## Recorded data
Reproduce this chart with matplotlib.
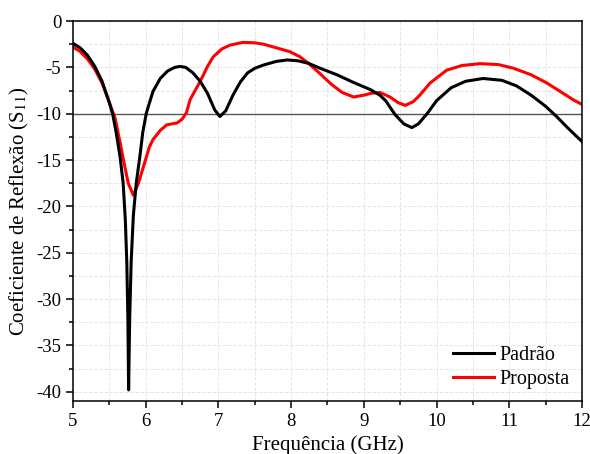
import matplotlib
matplotlib.use("Agg")
import matplotlib.pyplot as plt
from matplotlib.ticker import MultipleLocator

# Padrão (black) curve
freq_padrao = [5.0, 5.1, 5.2, 5.3, 5.4, 5.5, 5.55, 5.6, 5.65, 5.69, 5.72, 5.74,
               5.755, 5.765, 5.78, 5.8, 5.83, 5.87, 5.92, 5.96, 6.01, 6.1, 6.2,
               6.3, 6.4, 6.47, 6.55, 6.65, 6.75, 6.85, 6.95, 7.02, 7.1, 7.2, 7.3,
               7.4, 7.5, 7.62, 7.8, 7.95, 8.1, 8.24, 8.4, 8.63, 8.85, 9.09, 9.22,
               9.3, 9.43, 9.55, 9.66, 9.75, 9.87, 10.0, 10.2, 10.4, 10.64, 10.9,
               11.1, 11.3, 11.5, 11.65, 11.8, 12.0]
s11_padrao = [-2.4, -2.9, -3.7, -4.9, -6.5, -8.8, -10.2, -12.3, -14.8, -17.5, -21.5, -26.0,
              -32.0, -39.8, -32.0, -26.0, -21.0, -17.5, -14.6, -12.0, -9.9, -7.6, -6.2,
              -5.4, -5.0, -4.9, -5.0, -5.6, -6.5, -7.8, -9.6, -10.3, -9.7, -8.0, -6.6,
              -5.6, -5.1, -4.75, -4.35, -4.2, -4.3, -4.57, -5.1, -5.8, -6.6, -7.4, -8.0,
              -8.6, -10.1, -11.1, -11.5, -11.1, -10.0, -8.6, -7.2, -6.5, -6.2, -6.4,
              -7.0, -8.0, -9.2, -10.3, -11.5, -13.0]

# Proposta (red) curve
freq_proposta = [5.0, 5.1, 5.2, 5.3, 5.4, 5.5, 5.58, 5.65, 5.7, 5.76, 5.83, 5.9,
                 5.97, 6.05, 6.1, 6.2, 6.29, 6.43, 6.5, 6.56, 6.61, 6.68, 6.75, 6.85,
                 6.93, 7.05, 7.16, 7.34, 7.5, 7.62, 7.8, 7.98, 8.12, 8.24, 8.4, 8.55,
                 8.7, 8.86, 9.0, 9.1, 9.22, 9.36, 9.47, 9.57, 9.68, 9.77, 9.91, 10.14,
                 10.35, 10.6, 10.85, 11.06, 11.3, 11.52, 11.7, 11.88, 12.0]
s11_proposta = [-2.8, -3.3, -4.1, -5.2, -6.7, -8.8, -10.5, -13.2, -15.2, -17.5, -18.8, -17.5,
                -15.7, -13.6, -12.8, -11.8, -11.2, -11.0, -10.6, -9.9, -8.5, -7.5, -6.5, -4.9,
                -3.85, -3.0, -2.6, -2.3, -2.35, -2.5, -2.9, -3.3, -3.85, -4.57, -5.7, -6.8,
                -7.7, -8.2, -8.0, -7.8, -7.7, -8.2, -8.8, -9.1, -8.7, -8.0, -6.7, -5.3,
                -4.8, -4.6, -4.7, -5.1, -5.8, -6.7, -7.6, -8.5, -9.0]

threshold = -10

plt.rcParams["font.family"] = ["Liberation Serif", "DejaVu Serif"]
plt.rcParams["mathtext.fontset"] = "stix"
plt.rcParams["axes.unicode_minus"] = False

fig = plt.figure(figsize=(5.9, 4.54), dpi=100)
ax = fig.add_axes([0.1237, 0.1167, 0.8627, 0.837])

ax.axhline(threshold, color="#555555", lw=1.0, zorder=1)
ax.plot(freq_padrao, s11_padrao, color="black", lw=2.2, label="Padrão",
        solid_joinstyle="round", zorder=3)
ax.plot(freq_proposta, s11_proposta, color="#ff0000", lw=2.2, label="Proposta",
        solid_joinstyle="round", zorder=2)

ax.set_xlim(5, 12)
ax.set_ylim(-41, 0)
ax.xaxis.set_major_locator(MultipleLocator(1))
ax.xaxis.set_minor_locator(MultipleLocator(0.5))
ax.yaxis.set_major_locator(MultipleLocator(5))
ax.yaxis.set_minor_locator(MultipleLocator(2.5))
ax.grid(True, which="both", color="#e6e6e6", ls="--", lw=0.7, zorder=0)
ax.set_axisbelow(True)

ax.tick_params(which="both", direction="out", labelsize=13.5, width=1.1)
ax.tick_params(which="major", length=5)
ax.tick_params(which="minor", length=3)
for side in ax.spines.values():
    side.set_linewidth(1.1)

ax.set_xlabel("Frequência (GHz)", fontsize=15, labelpad=4)
ax.set_ylabel(r"Coeficiente de Reflexão (S$_{11}$)", fontsize=15, labelpad=4)

ax.legend(loc="lower right", frameon=False, fontsize=14.5, handlelength=2.0,
          handletextpad=0.3, borderaxespad=0.2, labelspacing=0.25)

fig.savefig("out.png", dpi=100)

## Your objective
Exactly reproduce the run of lines from the start of the listing through the line with "from matplotlib.ticker import MultipleLocator", inclusive; pictures are not copied.

## Complete response
Reproduce this chart with matplotlib.
import matplotlib
matplotlib.use("Agg")
import matplotlib.pyplot as plt
from matplotlib.ticker import MultipleLocator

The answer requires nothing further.